トンネル工事で大活躍、大林組が開発した「無人走行車」の役割
大林組は、遠隔操作によってトンネルの切羽(掘削面)と吹き付けコンクリート面の出来形測定・作業監視を行わせる無人走行車(UGV)を開発した。出来形を測定するスキャナーと作業状況を監視する切羽用カメラに加え、前後左右に移動用カメラ4台も搭載。これらの映像を無線LANで伝送することにより、最大400メートル離れた場所からの操作を可能にした。
開発したUGVは縦1・2×横1・0×高さ1・5メートル。地下水や小岩の塊などがあっても走行できるため、作業員は切羽や重機に近づかずに定量的に出来形の測定や品質管理を行える。同社はUGVを山岳トンネル工事の安全と品質、生産性向上を目的に開発している統合システム「OTISM」の構成技術と位置付け、全国の建設現場に導入して実績を積み上げる方針。

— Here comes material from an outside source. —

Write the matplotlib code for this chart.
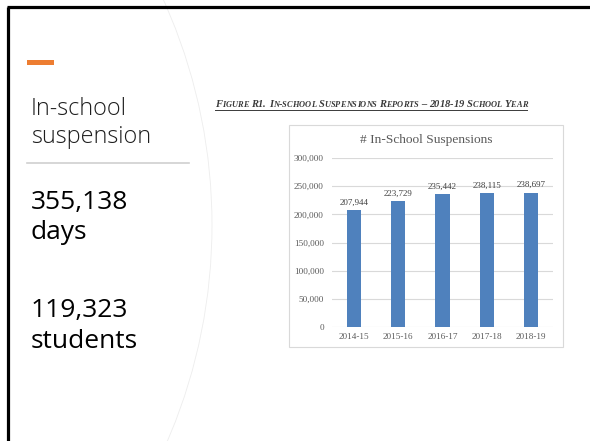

山岳トンネルの工事では一般に、掘削や吹き付けコンクリートの出来形を目視で確認する。だが目視での確認は作業者の経験に左右される面が大きく、定量的な判断ができない課題があった。また、出来形の確認や作業の監視は作業員が切羽や重機の近くで行う必要があることから、土砂や岩盤が崩れる「肌落ち」や重機への接触といった災害が発生するリスクがあった。